Lavinia Hea got married in Tonga in 2010 but she did not tell her father.

That fateful decision means that five years later, not only she - but also her father, siblings and their children - face deportation, because her marriage was not recorded on the family's residence application.

"I had no idea that being married does affect my visa status," she said.

"I am stressed out and depressed knowing what I have done and knowing what mistake I have made and put all my family at risk of being liable for deportation."

Her family has fallen foul of a little-known immigration amendment that only came into force in May.

It means that Minister of Immigration Michael Woodhouse can deport people for any mistake, fraud or omission whether it led to a visa being granted or not, whenever it happened, and even if they haven't been charged with an offence.

And residents are liable for deportation whether or not they personally knew about the false or misleading information.

Lavinia Hea's lawyer, Richard Small, said the law was retrospective, so Immigration New Zealand can reach back as far as it liked into the past to justify deporting people who have not been found guilty of any crime.

"Under the law as it stood only her residence could be revisited because she wasn't dependant, wasn't part of the application, but under this new law, years later, we find the whole family's residence is in jeopardy."

The liability for deportation arises whether or not it was the visa holder who provided the information, or it was provided by someone else, including an immigration adviser.

In an article in Law Society's official magazine, lawyers claimed immigration officials were now also deporting people for lower level crimes and said that was a disproportionate punishment.

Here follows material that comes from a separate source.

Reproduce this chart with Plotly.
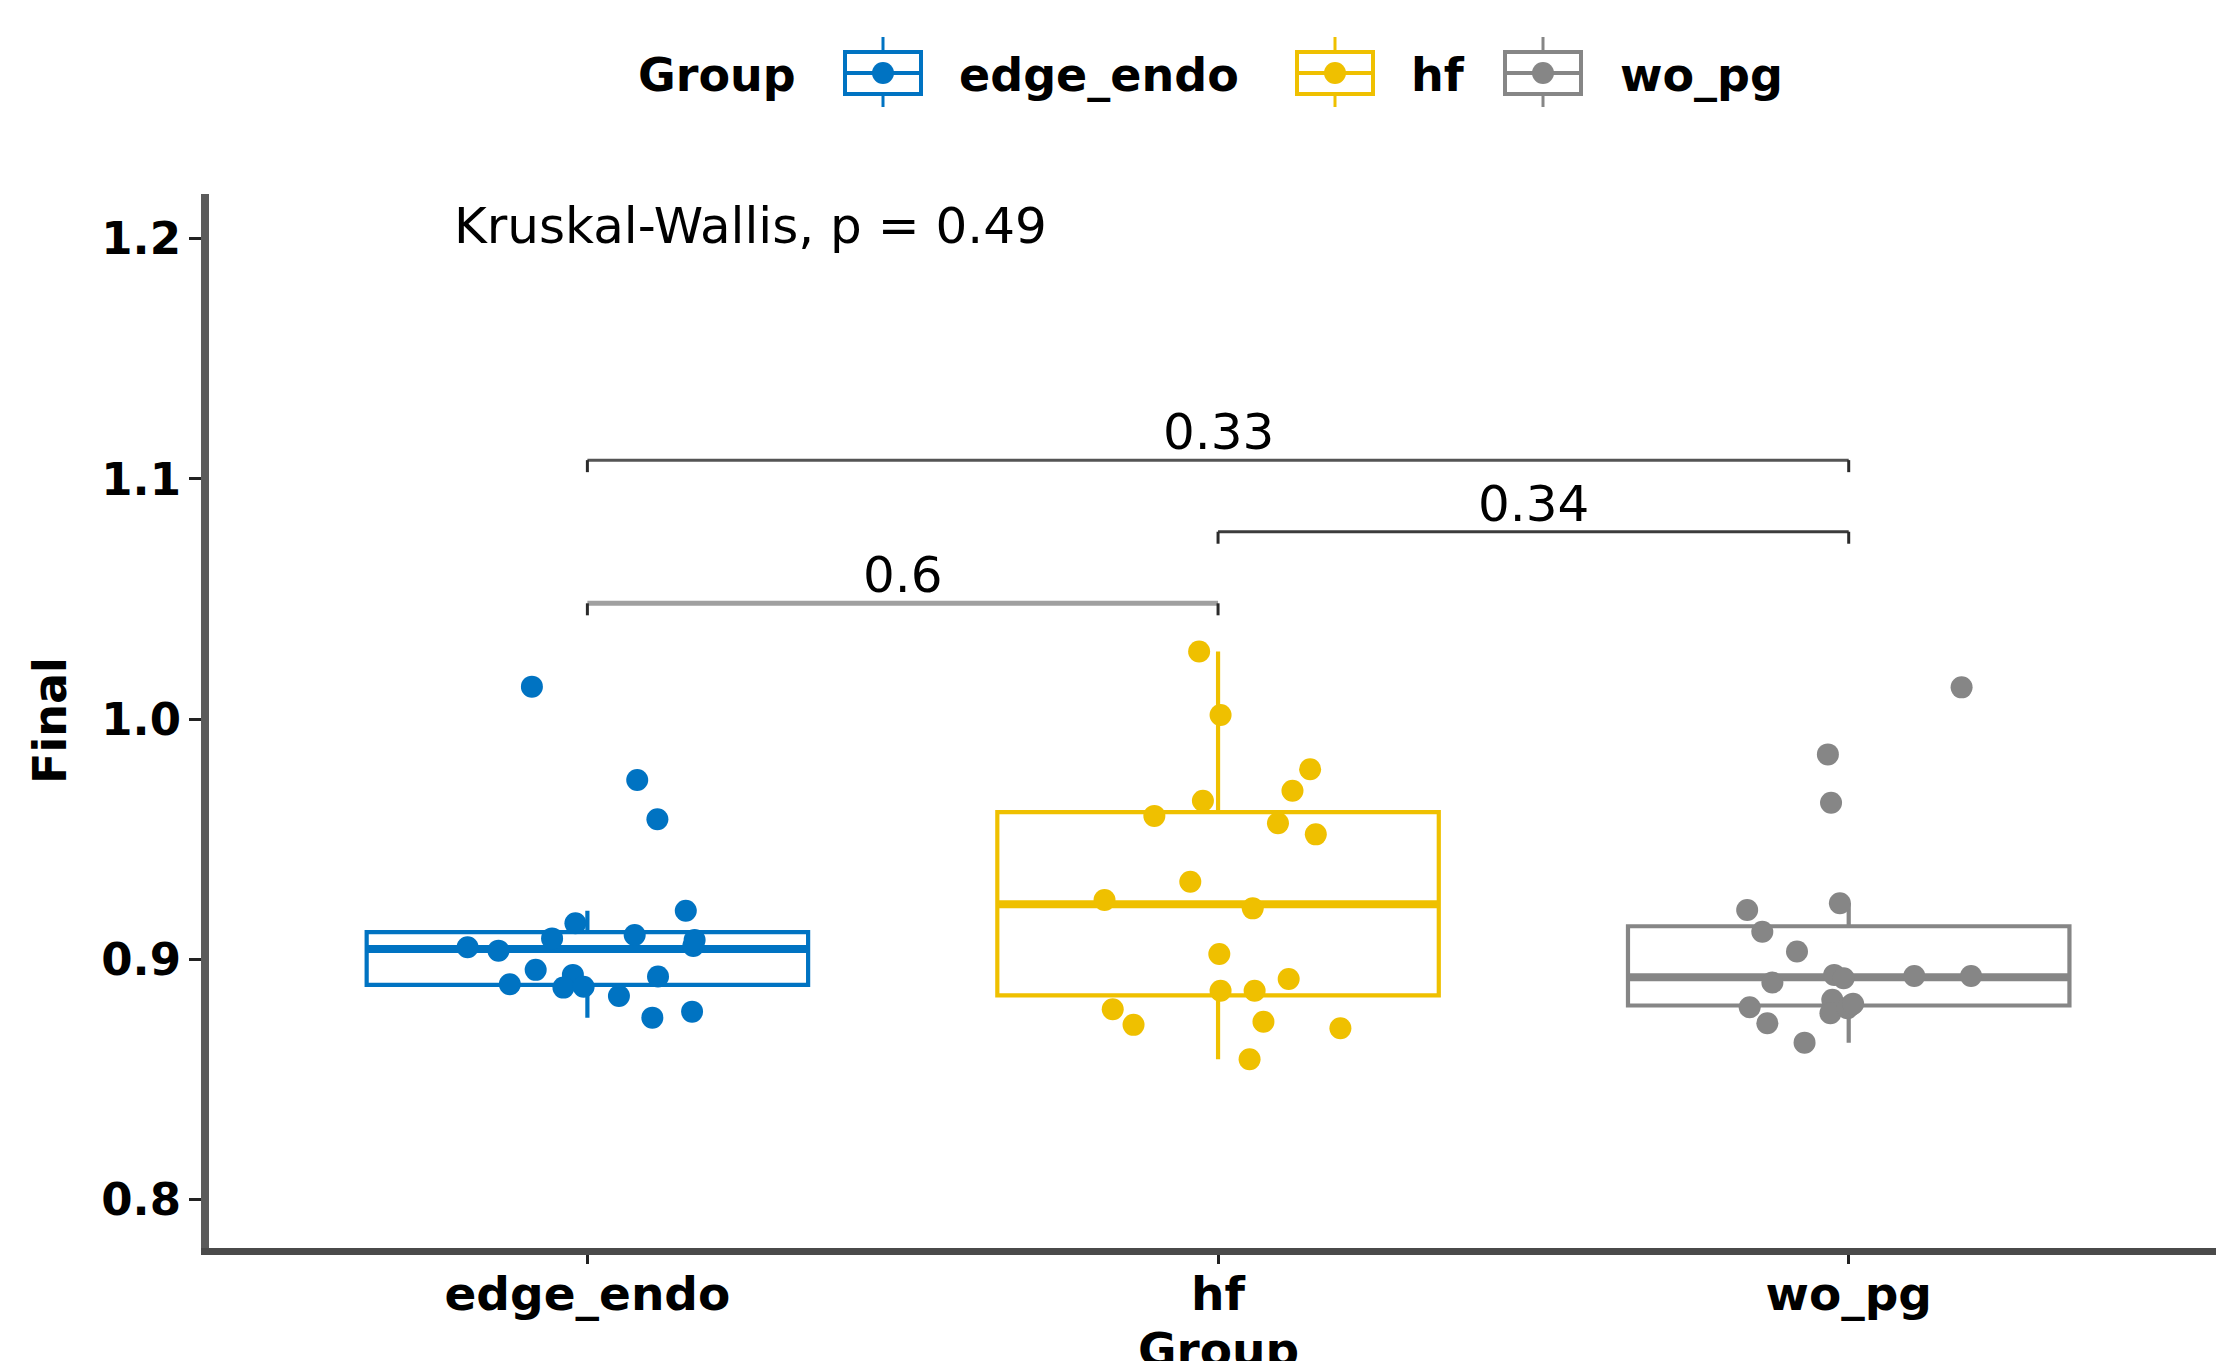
import numpy as np
import plotly.graph_objects as go

# ---------------- data ----------------
groups = ["edge_endo", "hf", "wo_pg"]
colors = ["#0073C2", "#EFC000", "#868686"]

edge_endo_values = [1.0135, 0.9746, 0.9583, 0.9202, 0.9150, 0.9101, 0.9087, 0.9050, 0.9036, 0.9055,
                    0.8956, 0.8896, 0.8935, 0.8882, 0.8886, 0.8928, 0.8847, 0.8757, 0.8782, 0.9080]
edge_endo_jitter = [-0.088, 0.079, 0.111, 0.156, -0.019, 0.075, -0.056, -0.190, -0.141, 0.168,
                    -0.082, -0.123, -0.023, -0.038, -0.006, 0.112, 0.050, 0.103, 0.166, 0.170]

hf_values = [1.0281, 1.0017, 0.9791, 0.9702, 0.9660, 0.9597, 0.9566, 0.9520, 0.9323, 0.9247,
             0.9212, 0.9022, 0.8918, 0.8869, 0.8869, 0.8792, 0.8727, 0.8740, 0.8713, 0.8584]
hf_jitter = [-0.030, 0.004, 0.146, 0.118, -0.024, -0.101, 0.095, 0.155, -0.044, -0.180,
             0.055, 0.002, 0.112, 0.004, 0.058, -0.167, -0.134, 0.072, 0.194, 0.050]

wo_pg_values = [1.0132, 0.9853, 0.9652, 0.9205, 0.9233, 0.9115, 0.9032, 0.8935, 0.8930, 0.8930,
                0.8903, 0.8800, 0.8734, 0.8831, 0.8810, 0.8775, 0.8653, 0.8921, 0.8796, 0.8815]
wo_pg_jitter = [0.179, -0.033, -0.028, -0.161, -0.014, -0.137, -0.082, -0.023, 0.104, 0.194,
                -0.121, -0.157, -0.129, -0.026, 0.004, -0.029, -0.070, -0.008, -0.002, 0.007]

values = [edge_endo_values, hf_values, wo_pg_values]
jitters = [edge_endo_jitter, hf_jitter, wo_pg_jitter]

# pairwise comparisons: (group a, group b, label, bracket height)
comp_a = [0, 1, 0]
comp_b = [1, 2, 2]
comp_labels = ["0.6", "0.34", "0.33"]
comp_y = [1.0482, 1.0780, 1.1078]
comp_colors = ["#a0a0a0", "#3c3c3c", "#555555"]
comp_widths = [5, 3, 3]

kw_label = "Kruskal-Wallis, p = 0.49"
y_ticks = [0.8, 0.9, 1.0, 1.1, 1.2]

# ---------------- layout geometry ----------------
W, H = 2216, 1361
ML, MR, MT, MB = 209, 0, 194, 113
PW, PH = W - ML - MR, H - MT - MB
XR = [-0.6, 2.5824]
YR = [0.7798, 1.2186]
BOX_W = 0.7

def px(x):
    return (x - ML) / PW

def py(y):
    return (H - MB - y) / PH

BOLD = dict(family="DejaVu Sans", size=46, color="black", weight="bold")
BOLD_TICK = dict(family="DejaVu Sans", size=47, color="black", weight="bold")
BOLD_Y = dict(family="DejaVu Sans", size=45, color="black", weight="bold")
REG = dict(family="DejaVu Sans", size=50, color="black")

fig = go.Figure()

# boxes (ggplot-style quartiles, whiskers to last point within 1.5 IQR)
for i, g in enumerate(groups):
    v = np.asarray(values[i])
    q1, med, q3 = np.percentile(v, [25, 50, 75])
    iqr = q3 - q1
    lf = v[v >= q1 - 1.5 * iqr].min()
    uf = v[v <= q3 + 1.5 * iqr].max()
    fig.add_trace(go.Box(
        x=[i], q1=[q1], median=[med], q3=[q3], lowerfence=[lf], upperfence=[uf],
        name=g, width=BOX_W, fillcolor="white",
        line=dict(color=colors[i], width=4.2), whiskerwidth=0,
        showlegend=False, hoverinfo="skip",
    ))
    # thicker median line (ggplot fatten)
    fig.add_trace(go.Scatter(
        x=[i - BOX_W / 2, i + BOX_W / 2], y=[med, med], mode="lines",
        line=dict(color=colors[i], width=8), showlegend=False, hoverinfo="skip",
    ))

# jittered points
for i, g in enumerate(groups):
    fig.add_trace(go.Scatter(
        x=[i + j for j in jitters[i]], y=values[i], mode="markers",
        marker=dict(color=colors[i], size=22, line=dict(width=0)),
        showlegend=False, name=g,
    ))

# comparison brackets
TIP = 0.005
for a, b, lab, yv, c, w in zip(comp_a, comp_b, comp_labels, comp_y, comp_colors, comp_widths):
    fig.add_trace(go.Scatter(
        x=[a, b], y=[yv, yv], mode="lines",
        line=dict(color=c, width=w), showlegend=False, hoverinfo="skip",
    ))
    for xe in (a, b):
        fig.add_trace(go.Scatter(
            x=[xe, xe], y=[yv, yv - TIP], mode="lines",
            line=dict(color="#2b2b2b", width=3), showlegend=False, hoverinfo="skip",
        ))
    fig.add_annotation(x=(a + b) / 2, y=yv, xref="x", yref="y", text=lab,
                       showarrow=False, yanchor="bottom", yshift=-3, font=REG)

# Kruskal-Wallis label
fig.add_annotation(x=px(452), y=py(226), xref="paper", yref="paper", text=kw_label,
                   showarrow=False, xanchor="left", yanchor="middle", font=REG)

# axis titles
fig.add_annotation(x=px(50), y=py(721), xref="paper", yref="paper", text="Final",
                   textangle=-90, showarrow=False, xanchor="center", yanchor="middle",
                   font=BOLD)
fig.add_annotation(x=1, y=py(1320), xref="x", yref="paper", text="Group",
                   showarrow=False, xanchor="center", yanchor="top", font=BOLD_TICK)

# custom legend
fig.add_annotation(x=px(636), y=py(75), xref="paper", yref="paper", text="Group",
                   showarrow=False, xanchor="left", yanchor="middle", font=BOLD)
icon_left = [845, 1297, 1505]
text_left = [957, 1409, 1618]
shapes = []
for i, g in enumerate(groups):
    x0, x1 = icon_left[i], icon_left[i] + 76
    xc = (x0 + x1) / 2
    c = colors[i]
    shapes.append(dict(type="line", xref="paper", yref="paper",
                       x0=px(xc), x1=px(xc), y0=py(37), y1=py(107),
                       line=dict(color=c, width=3)))
    shapes.append(dict(type="rect", xref="paper", yref="paper",
                       x0=px(x0), x1=px(x1), y0=py(52), y1=py(94),
                       line=dict(color=c, width=4), fillcolor="white"))
    shapes.append(dict(type="line", xref="paper", yref="paper",
                       x0=px(x0), x1=px(x1), y0=py(73), y1=py(73),
                       line=dict(color=c, width=4)))
    shapes.append(dict(type="circle", xref="paper", yref="paper",
                       x0=px(xc - 11), x1=px(xc + 11), y0=py(62), y1=py(84),
                       line=dict(color=c, width=0), fillcolor=c))
    fig.add_annotation(x=px(text_left[i]), y=py(75), xref="paper", yref="paper", text=g,
                       showarrow=False, xanchor="left", yanchor="middle", font=BOLD)

fig.update_layout(
    width=W, height=H,
    margin=dict(l=ML, r=MR, t=MT, b=MB, pad=0),
    paper_bgcolor="white", plot_bgcolor="white",
    showlegend=False, boxmode="overlay",
    shapes=shapes,
    xaxis=dict(range=XR, tickmode="array", tickvals=[0, 1, 2], ticktext=groups,
               showgrid=False, zeroline=False, showline=True, linewidth=7,
               linecolor="#4a4a4a", ticks="outside", ticklen=9, tickwidth=3,
               tickcolor="#222222", tickfont=BOLD_TICK, ticklabelstandoff=-10),
    yaxis=dict(range=YR, tickmode="array", tickvals=y_ticks,
               ticktext=[f"{v:.1f}" for v in y_ticks],
               showgrid=False, zeroline=False, showline=True, linewidth=8,
               linecolor="#5b5b5b", ticks="outside", ticklen=12, tickwidth=3,
               tickcolor="#222222", tickfont=BOLD_Y, ticklabelstandoff=-1),
)

fig.write_html(
    "out.html",
    config={"displayModeBar": False},
    post_script="document.body.style.margin='0';document.body.style.padding='0';"
                "document.body.style.overflow='hidden';",
)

Mr Small said immigrants now needed legal advice as they could find themselves being thrown out of the country for minor offences.

The government appeared to be copying the Australian government's crackdown, he said.

"It's quite frightening that the scope of this new law can be used to that extent.

"This is an extraordinary over-reaching and lack of commonsense on the part of the officials.

"It really speaks of the same spirit as the Australian deportation regime that the government has rightly criticised."

In a statement, Immigration New Zealand said there have been 21 cases involving 34 people since the Immigration Amendment Act came into force in May.

But 11 of those, affecting 22 people, had deportation liability conditionally suspended for between two and five years, where liability for deportation will be cancelled if the conditions are met.

Case decisions on deporting immigrants who have committed criminal offences were looked at individually and deportation depended on how serious the offence was and how long they have been in the country.

Mrs Hea, who has two children, said it came as a shock that her whole family could be deported because of a mistake she alone made. She is fighting the deportation.

"It's not fair that rule because the others get affected because of me," she said. "It should be me, because I am the one who did the mistake and they also suffer for what I did and that's not fair."